If you’re lonely today, are you willing to let God change your thinking about being alone?  That’s where we begin. But it takes more than that. God recognized our need to know that we are not alone, our need for companionship, our need to be loved and to feel secure.  And he has provided for that need completely.  Hebrews 13:5 says, “Never will I leave you; never will I forsake you.”  If you can learn to take this incredible promise and apply it to your life daily, you can know freedom from those desperate joy-stealing feelings of loneliness.

I don’t mean to sound like all you have to do is quote a verse and you won’t be lonely anymore.  But I do want you to know that you can by faith experience the presence of Jesus in your life.  The more you get to know him, the more you know the truth of God’s Word, the more his presence will be real to you and that will dispel that suffocating feeling of loneliness.

In fact, your aloneness can give you an opportunity to know Christ in a more intimate way than you may have ever imagined.

Let me share with you a poem that says this so well:

There is a mystery in human hearts;

And though we be encircled by a host

Of those who love us well, and are beloved,

To every one of us, from time to time,

There comes a sense of utter loneliness:

Our dearest friend is stranger to our joy,

And cannot realize our bitterness.

“There is not one who really understands,

Not one to enter into all I feel.”

Such is the cry of each of us in turn;

We wander in a “solitary way.”

No matter what or where our lot may be,

Each heart, mysterious even to itself,

Must live its inner life in solitude.

And would you know the reason why this is?

It is because the Lord desires our love:

In every heart he wishes to be first.

He therefore keeps the secret key himself,

To open all its chambers and to bless

With perfect sympathy and holy peace,

Each solitary soul that comes to him.

So when we feel this loneliness, it is

The voice of Jesus saying, “Come to me”;

And every time we are “not understood,”

It is a call to us to come again;

For Christ alone can satisfy the soul,

And those who walk with Him from day to day,

Can never have a “solitary way.”

 

This beautifully expresses exactly what I would say to you today about loneliness.  With Christ you don’t have to feel that ever-abiding despair of being lonely.  He has come to abolish it, and he is totally capable of doing just that, if you will allow him to.

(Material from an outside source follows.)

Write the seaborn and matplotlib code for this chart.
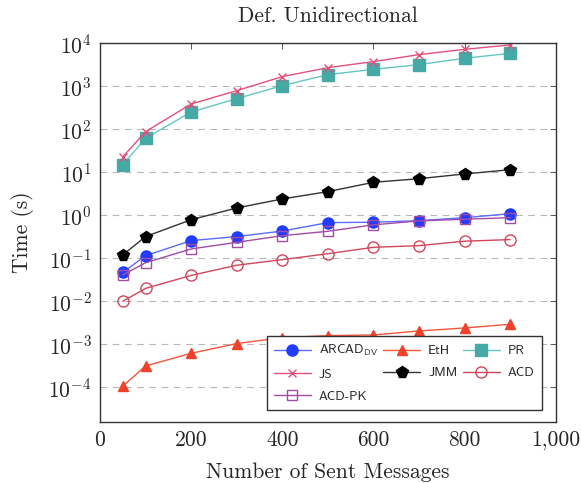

If you’re experiencing overwhelming loneliness, you have to come to the place where you are willing to let God change your thinking. Maybe you’re like the little boy who was afraid of going to bed in the dark.  His father said to him, “Son, you don’t have to be afraid.  Jesus is with you.”  And the boy replied, “I know, Dad, but I want someone with skin on.”  So often when I share with someone that Jesus can meet all their needs and his presence can be more real than another human, I can read in their eyes and facial expressions, “Yes, but that’s not the way I want it to be.  I want someone with skin on.”

I remember well when God started teaching me to count his presence as enough and not run to other people.  Not long after I had come back to God and made him Lord of my life, I was sitting in my office one Wednesday when it occurred to me that the weekend was upon me and I had no plans!  For singles, that is the worst of all fates—alone on the weekends.  I literally panicked, and reached for my phone to start calling friends and try to make some plans.  And as I started to dial, the Holy Spirit quietly said to me, “Can’t you trust me?  The weekends are in my control just as much as the other days.  You can get through a weekend alone—with me!”

I clearly remember those thoughts flooding my mind and I knew it was God’s voice speaking to me.  Somewhat fearfully, I said, “Okay, Lord, I’ll prove that you are God of the weekends, too.”  So, I made plans to be alone with God for those two weekend evenings.  I spent that time reading some good books, catching up on some paperwork, and enjoying some solitude.  But I remember about 9:00 that Saturday evening, I began to get depressed, because I allowed my thoughts to get off base.  I felt sorry for myself, and allowed those thoughts of unworthiness to creep in.  I found myself thinking, “Something must be wrong with me, or I wouldn’t be by myself on a Saturday evening.”

So I grabbed my Bible, sat down and asked God to again show me he was God, even of the weekends.  I ran into God as my refuge, my hiding place, and it worked.  Psalm 68:6 says “God makes a home for the lonely; He leads out the prisoners into prosperity.  Only the rebellious dwell in a parched land.”  God made a home for me that night, and I became free.  Free from the need to have someone around all the time; free from those self-pitying, self-centered feelings of loneliness.  Though it’s a lesson I have to re-learn from time to time, I can tell you that now, Saturday nights alone are a treat.  The fear and the desperateness are gone.

That verse says only the rebellious dwell in a parched land.  Had I chosen to continue to fill my weekends with people and activity as a cure for loneliness, instead of allowing God to teach me this lesson, I would still be struggling with my weekends.  Your loneliness may be because you are still rebelling against God’s answers. As long as you continue to rebel, you will continue to live in that parched land of loneliness.

Whether your feelings of loneliness are because you are alone a great deal, or because even in the midst of people and activity, you feel isolated or rejected and therefore alone, you have a promise from God to cure the loneliness, to give you the power you need to change your thinking, to free you from those self-pitying, self-focused feelings of loneliness, if you’re willing to let go of your way and do it God’s way.  Your way won’t cure your loneliness.  God’s way will.  Believe me, I know, because I’ve tried it both ways.

I encourage you to stop what you’re doing right now, and go to God in prayer.  If you put it off, Satan will start working on your mind and you may never do it.  Go to God now, confess your need to him, and ask him to fill your life with his presence to such a degree that those feelings of loneliness will no longer control your thinking.  Don’t continue to wallow in that miserable life of loneliness.  You don’t have to; Jesus is with you and his presence can fill in all the missing pieces, whatever they may be.